Bendita ingenuidade das crianças.
Quem já teve infância bem sabe disso.
Antes tudo eram cores.
Já mais tarde os dissabores passaram a fazer parte de nossa vida.
Pena que a gente cresce. Os problemas aparecem no decorrer de nossas vidas.
Dantes a gente mal tinha tempo de brincar na escola na hora do recreio. E quando o bedel nos pilhava em fragrante tentando cabular aula era um Deus nos acuda. Éramos levados a presente da diretora e ela chamava nossa mãe pelo telefone e ela nos repreendia veementemente.
A nossa infância era pura inocência. Em parte.
Já eu, mais crescidinho, nem tanto, pois sempre fui miudinho. Do tamainho exato para passar por debaixo das pernas morenas daquela não mais menina. Por quem tinha uma quedinha. Mas ela não me queria e sim um garoto que como eu não amava os Beatles. E sim os Rolingstons. Quando cabulava aula dizia que estava doente. Uma doencinha que só existia na minha cabecinha oca. Que vivia a sonhar com as andorinhas. Avezinhas marotas as quais invejava, pois elas podiam voar para outros verões. A minha infância foi rica em folguedos. Brincadeiras recheadas de amigos. Muitos deles agora brincam de roda nos céus.
Por falar em céu ele amanheceu tinto em cinza nesse final de janeiro. Parece que no decorrer do dia deve chover novamente. Tomara seja uma chuvica mansa que não cause atropelos.
Foi quando me veio à lembrança a história daquela meninazinha. Cujo nome era Aninha. A qual vivia a sonhar com uma vida melhor que ela tinha.
Aninha vivia na roça.
Uma rocinha desencantada de todos os predicados de beleza. Era um lugar perdido num mato longe da cidade. Quem por ali passasse por certo estaria perdido. Era um fim de mundo. Longe de tudo e de todos.
Aninha era filha única de um casal meio aparentado. Seu amado pai era primo pertinho de sua mãezinha amada.
Eles viviam da renda pouca de meia dúzia de vacas baldeiras.
Que produziam quase duzentos litros de leite na melhor época do ano. Quando a chuva escasseava a produção caia à metade.
Mas eram felizes a sua maneira. Contentavam-se com pouco.

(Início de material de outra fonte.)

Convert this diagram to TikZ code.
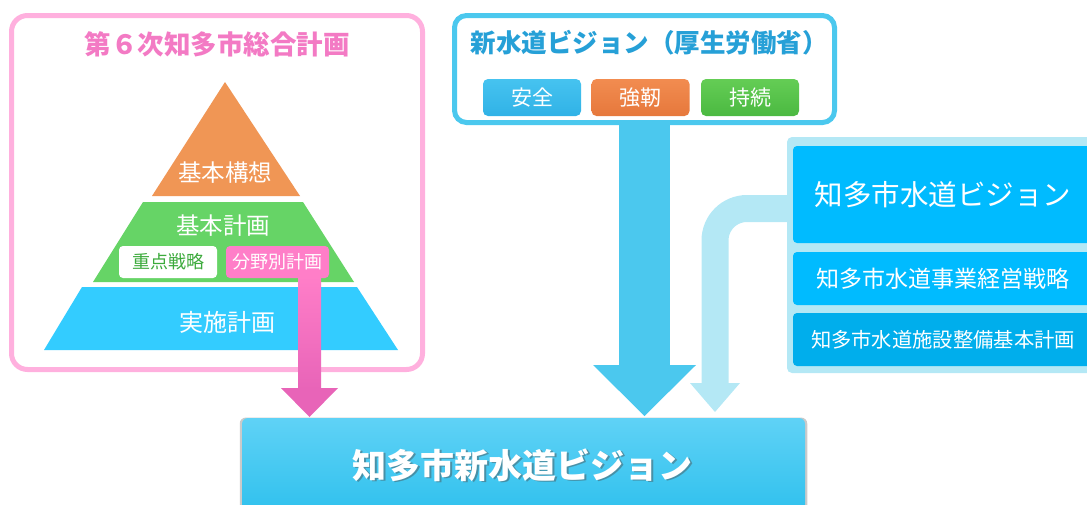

Eram pessoas da prateleira de cima como se costumava dizer nos arrabaldes.
Naquele ano choveu além da conta. De noite chovia e de dia continuava a aguaceira.
Aninha, naquele dia cinzento, não pode ir à escola. A chuva era tanta que a impedia de subir o morro barrento. Seu amado pai não conseguiu leva a filhinha na sua carroça. Pois a mula amanheceu manquitola.
A chuvarada persistiu a semana inteira. Nada de ver a luz do sol brilhar no azul do céu.
Naquela manhã cinzenta Aninha olhou pro céu e perguntou a sua mãezinha: “mãe. O céu tem goteiras? Por que chove tanto”?
A mãe da menina, sem resposta naquela hora, depois de muito pensar, acabou respondendo: “não minha filhinha. Acontece que o tio Pedro se esqueceu de fechar as torneiras. E elas pingam sem parar.”
Não satisfeita com a reposta da querida mãe Aninha retrucou.
“Não mamãe. Acontece que o tio Pedro morreu. Na noite de ontem ele subiu aos céu. Virou São Pedro. E descuidado que sempre foi acabou se esquecendo de tapar a boca das nuvens. Daí a chuvarada que tem caído do céu.”
Não sei se seria essa a verdade. O fato retrato é que tem chovido demais.